Итоги, 2013 № 13 (Журнал «Итоги») - страница 50

— Какую роль Добрынин сыграл в «потеплении»?

— Огромную. Добрынин был очень известен и популярен в Штатах. Это единственный посол, который въезжал в своей машине в гараж Госдепа. Тогда не было принято, чтобы послы ездили и выступали перед аудиторией, а он очень много выступал. У него был бойкий английский. Он всегда напрямую апеллировал к тем, кто задавал вопросы. Знал и кино американское, мог какую-то песню Синатры процитировать. Настоящий дипломат. К такого рода людям я бы отнес и Трояновского Олега Александровича, с которым мне довелось много общаться.

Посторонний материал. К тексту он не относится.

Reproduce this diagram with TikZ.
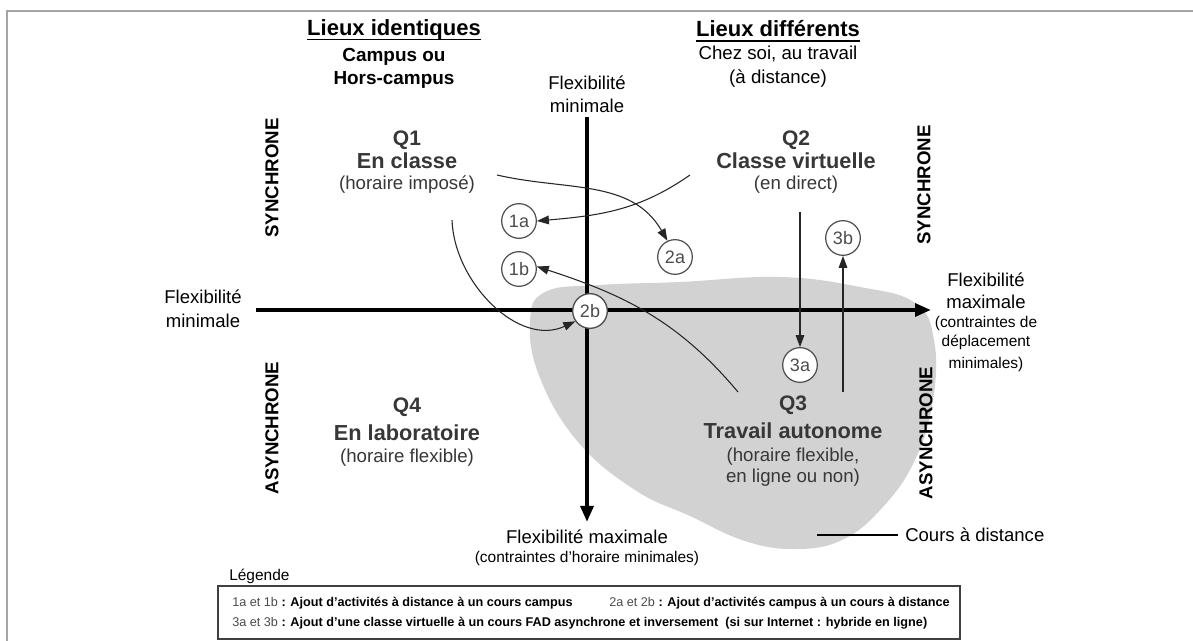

Совершенно уникальный человек, с потрясающим знанием английского языка, массой историй из жизни, своей работы с Хрущевым, у которого он был личным переводчиком.

— В посольские годы кто вас больше опекал: наши спецслужбы или американские?

— ФБР не делало из своей работы секрета. Иногда была просто наружка, особенно если за город куда-то едешь. Иногда и микрофоны выставляли. Для советских дипломатов существовала очерченная зона вокруг Вашингтона, по-моему, 25 миль.

Рефлекс выезда за зону сыграл со мной злую шутку и позже, когда я приехал в США в командировку. Идем мы по шопинг-моллу. И вдруг я слышу истошный крик: «Профессор Торкунов!» Я покрылся потом: «Вот, черт дери, наверное, нарушил зону». Оборачиваюсь, бежит за мной человек азиатской внешности. Подбегает и спрашивает: «Вы профессор Торкунов?.. А я ваш бывший студент из Монголии». Выяснилось, что он в магистратуре в Колумбийском университете учится.

— Работа в посольстве оказалась недолгой?

— Почти 4 года. В Москве решался вопрос о декане моего родного факультета. Я вернулся, и меня избрали.

Поначалу Америка снилась. Вашингтон очень комфортный для жизни город. Прекрасная природа, парки. В те времена столица США давала ощущение того, что для тебя все доступно. В русском книжном магазине под Вашингтоном мы покупали то, что никогда в Москве не могли бы прочитать. Начиная с Солженицына. В Нью-Йорк мы ездили часто, с Лавровым встречались, с другими нашими в ООН. Мы с Чуркиным возили почту в Монреаль: после сбитого корейского «Боинга» прямой связи не было. Надо было, чтобы дипломаты сопровождали почту. Так посмотрели север Америки.

— Возвращение в Москву не показалось холодным душем?

— Когда я приехал, в институте был раздрай. Перестройка, предыдущего ректора освободили и из партии исключили, потом восстановили, правда. Какие-то шли непонятные реформы. Партсобрания напоминали партийные дискуссии начала 20-х годов с обвинениями в адрес друг друга. Кто-то демократ, кто-то консерватор, кто-то за обновленную компартию, кто-то на сталинистских позициях, кто-то на личности переходит. Я, конечно, включился во все это, чтобы вместе с коллегами ситуацию стабилизировать. На факультете стали вводить систему мастер-класса, приглашать практических специалистов. У нас читали лекции лучшие, я считаю, специалисты того времени из МИДа. А через какое-то время мне предложили стать первым проректором. После некоторых колебаний согласился. А уже в 1992 году пошел на ректорские выборы и избрался.